While Hacks is clearly focused on those two women, it is also populated by a great supporting group of characters.  Carl Clemons-Hopkins made an impression on me with his terrific outfit at the 2021 Emmy Awards… so it was a delight to watch this series a few weeks later and discover he was also a terrific actor, playing Deborah’s right-hand-man Marcus.  I love how funny Mr. Clemons-Hopkins made this straight-laced fellow.  I loved following the story of his sweet crush on the water-guy who was Deborah’s nemesis (Wilson, played perfectly by Johnny Sibilly)!  Series co-creator Paul W. Downs was in many of the show’s funniest scenes as Deborah and Ava’s sweet but put-upon manager Jimmy, and Megan Stalter is a lot of fun as Jimmy’s hapless assistant Kayla.  Christopher McDonald (a familiar face in movies from Thelma & Louise to Happy Gilmore to The Iron Giant) is great as Marty, the owner of the casino where Deborah performs, and who vacillates between being an enemy and a love-interest.  Poppy Liu is hilarious and very memorable as Kiki, Deborah’s personal blackjack dealer.  Kiki could so easily have been just a figure of ridicule; I love how instead the show allows her to develop into an interesting woman who is still very, very funny.  Kaitlin Olsen is note-perfect as D.J., Deborah’s somewhat lost grown daughter.
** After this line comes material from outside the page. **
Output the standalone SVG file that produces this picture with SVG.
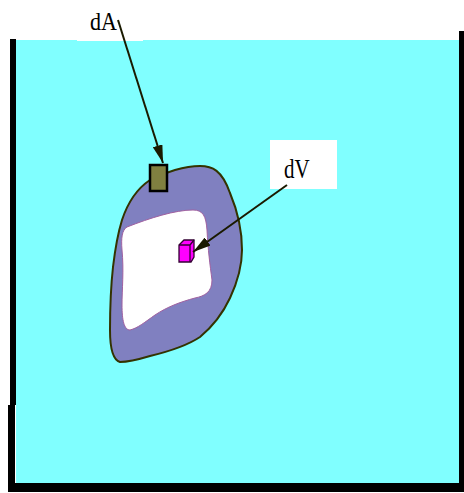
<svg xmlns="http://www.w3.org/2000/svg" width="464" height="493" viewBox="0 0 464 493">
<defs>
<style>
.lbl{font-family:"Liberation Serif","Times New Roman",serif;fill:#000}
.con{stroke:#1a1a00;stroke-width:2;fill:none}
</style>
<marker id="ah" viewBox="0 0 18 10" refX="18" refY="5" markerWidth="9" markerHeight="5" orient="auto" markerUnits="strokeWidth">
<path d="M0,0 L18,5 L0,10 Z" fill="#1a1a00"/>
</marker>
</defs>
<rect x="0" y="0" width="464" height="493" fill="#fff"/>
<g id="tank">
<rect x="16" y="40" width="443" height="443" fill="#80ffff"/>
<rect x="10" y="39" width="6" height="366" fill="#000"/>
<rect x="8" y="405" width="7" height="87" fill="#000"/>
<rect x="8" y="483" width="456" height="9" fill="#000"/>
<rect x="459" y="31" width="5" height="461" fill="#000"/>
</g>
<g id="body">
<path d="M150,180 C165,172 185,166 200,166 C212,166 222,170 230,193 C238,212 242,232 242,250 C242,268 237,283 230,298 C223,313 212,327 200,337 C188,345 175,350 150,356 C140,359 128,362 120,362 C113,360 110,350 110,330 C110,307 111,285 113,267 C115,250 118,233 122,220 C127,205 135,190 150,180 Z" fill="#8080c0" stroke="#333300" stroke-width="2"/>
<path d="M127,227 C150,218 175,210 193,210 C203,210 206,216 207,230 C208,250 210,265 212,280 C212,292 205,296 195,298 C180,302 167,307 155,315 C145,322 138,328 130,330 C124,330 122,320 122,305 C122,290 124,270 122,250 C121,238 122,230 127,227 Z" fill="#fff" stroke="#a060a0" stroke-width="1"/>
</g>
<g id="dA">
<rect x="150" y="165" width="17" height="26" fill="#808040" stroke="#000" stroke-width="2.5"/>
</g>
<g id="dV">
<path d="M179,245 L184,240 L194,240 L194,257 L191,262 L179,262 Z" fill="#ff00ff" stroke="#330033" stroke-width="1.3"/>
<path d="M179,245 L190,245 L194,240 M190,245 L190,262" fill="none" stroke="#330033" stroke-width="1.3"/>
</g>
<g id="label-dA">
<rect x="77" y="0" width="66" height="41" fill="#fff"/>
<text class="lbl" font-size="22" transform="translate(90,30) scale(1,1.13)">dA</text>
</g>
<g id="label-dV">
<rect x="270" y="140" width="67" height="49" fill="#fff"/>
<text class="lbl" font-size="21" transform="translate(284,178) scale(1,1.35)">dV</text>
</g>
<g id="connectors">
<line class="con" x1="118" y1="20" x2="163" y2="163" marker-end="url(#ah)"/>
<line class="con" x1="287" y1="185" x2="193" y2="252" marker-end="url(#ah)"/>
</g>
</svg>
Frankly, the only off-note in the entire season for me was the very last 30 seconds of the finale.  It was one self-destructive move too far from Ava, in my opinion.  Rather than leaving me excited for another season, that moment left me dreading seeing the blowback of Ava’s incredibly foolish action.  I think they really misplayed that ending, and I’m bummed the show ended on a sour note for me.

But, except for that, I loved the ride of this first season of Hacks.  What a delight to see a story focusing on these two wonderfully complex and funny women.